The Friday Tipple: Tomato Water Martini

The leaves are starting to fall, dear Boozers. As the days shorten, we find ourselves with the last of the summer fruits gently rotting on the vine; you’ve probably seen them also, sadly tottering in untidy piles at the farmer’s market: tomatoes. They are usually rather ugly this time of year, coming in an odd assortment of colors, overripe to the point of implosion. These tomatoes are like wrinkled old women at the seaside determined to get one more day of sunshine before winter strips them of their tans.
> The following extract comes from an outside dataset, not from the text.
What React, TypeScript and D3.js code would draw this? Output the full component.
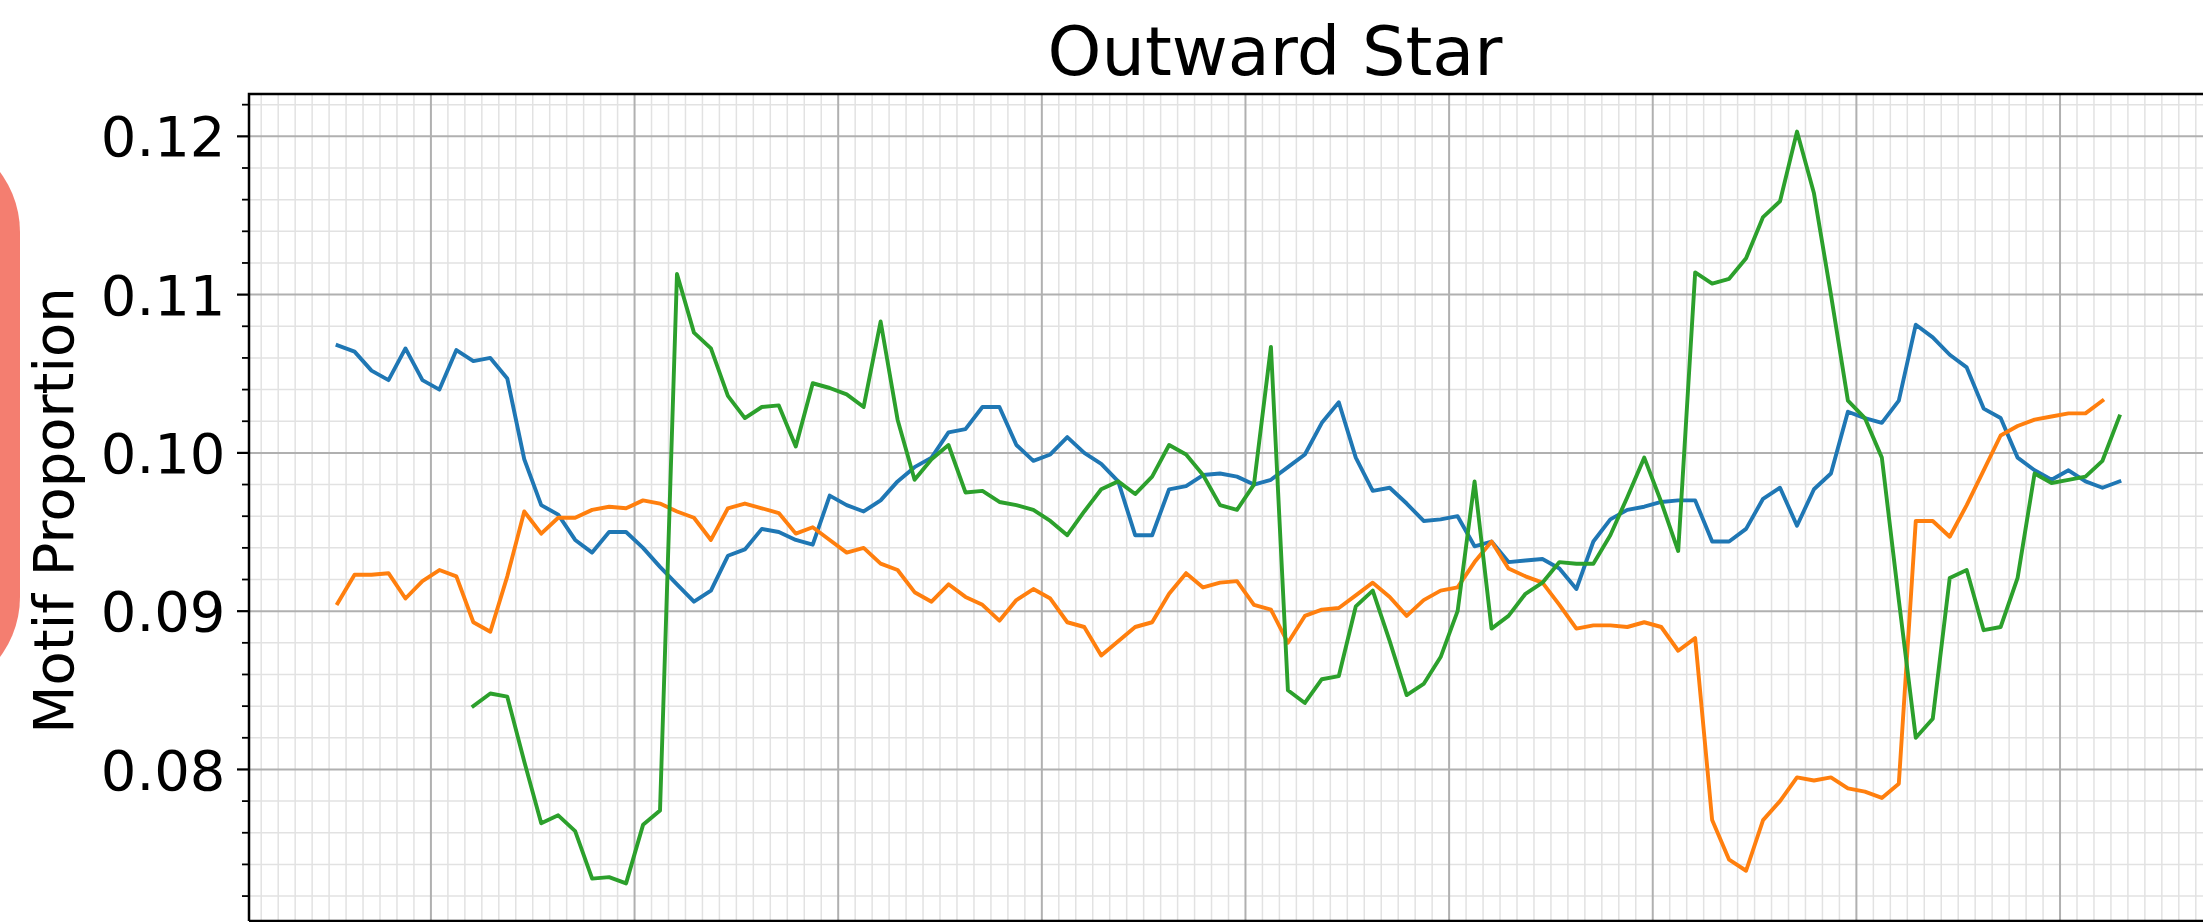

These tomatoes know that they are headed for the compost bin if they can’t attract your attention.

Luckily for them, we were inspired this week in the Good Booze kitchen by a recipe for tomato water in the latest issue of Imbibe and by a brand spanking new bottle of Square One Organic Cucumber Vodka. We treated this cocktail in the simplest way possible, much like our Last Gasp of Summer Liqueur — no need for fussiness here. The cucumber essence of the vodka combined with the slight tartness of the tomato water gives you one last tiny blast of summer, and, if you add a few drops of hot sauce (we like our local Uncle Brutha’s varieties), it turns out to be a pretty good way to combat the first head cold of the season. Either way, it’s a win-win, for you and those last desperate tomatoes of the year. Cheers!

Tomato Water Martini

One cup fresh tomatoes, roughly chopped, any variety

Chilled vodka (we like the Square One Cucumber rye vodka)

Kosher salt

Hot sauce (Uncle Brutha’s No. 9 Chile Verde Garlic & Ginger is our fave)
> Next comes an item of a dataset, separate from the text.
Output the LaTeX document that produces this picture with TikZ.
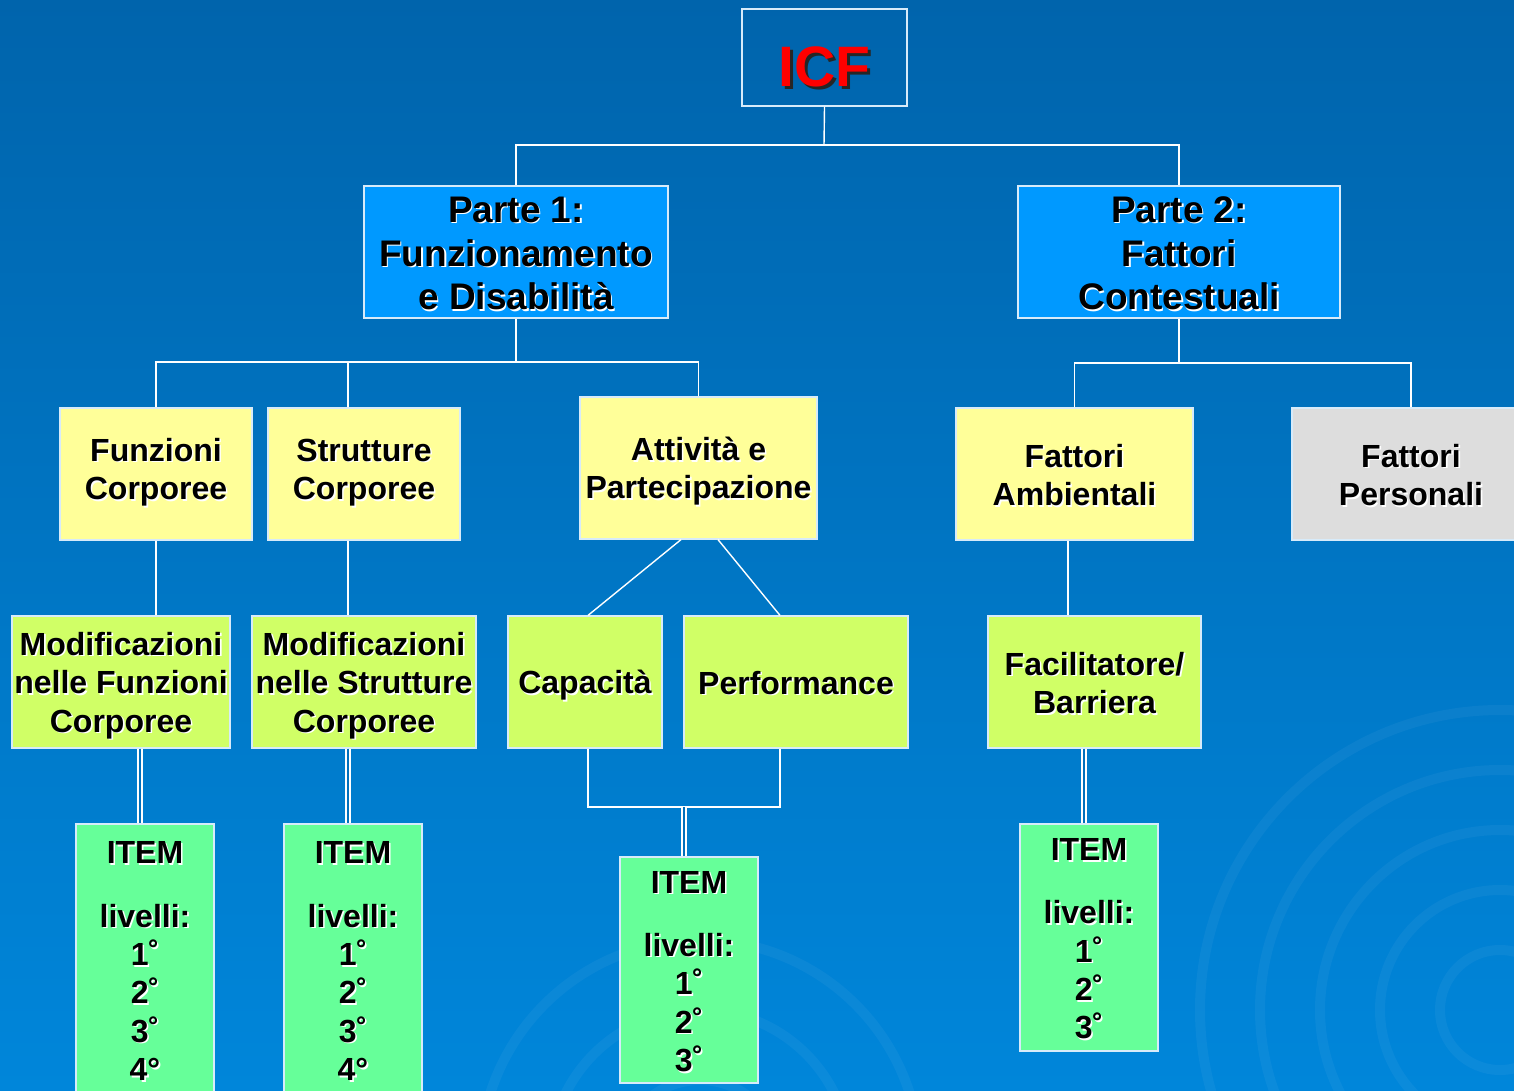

Kalamata olives for garnish (optional, of course)

Let the tomatoes sit at room temperature for a couple of hours. Wrap them in cheesecloth and squeeze them tightly to extract the juice, or press them through a fine-mesh sieve. Strain them again to remove any errant seeds or pulp. Pour two ounces of the tomato water and two ounces of vodka into a cocktail shaker with ice and shake vigorously. Strain into a chilled martini glass, then sprinkle a pinch of Kosher salt over the top, add a few dashes of hot sauce, and garnish with Kalamata olives. Enjoy!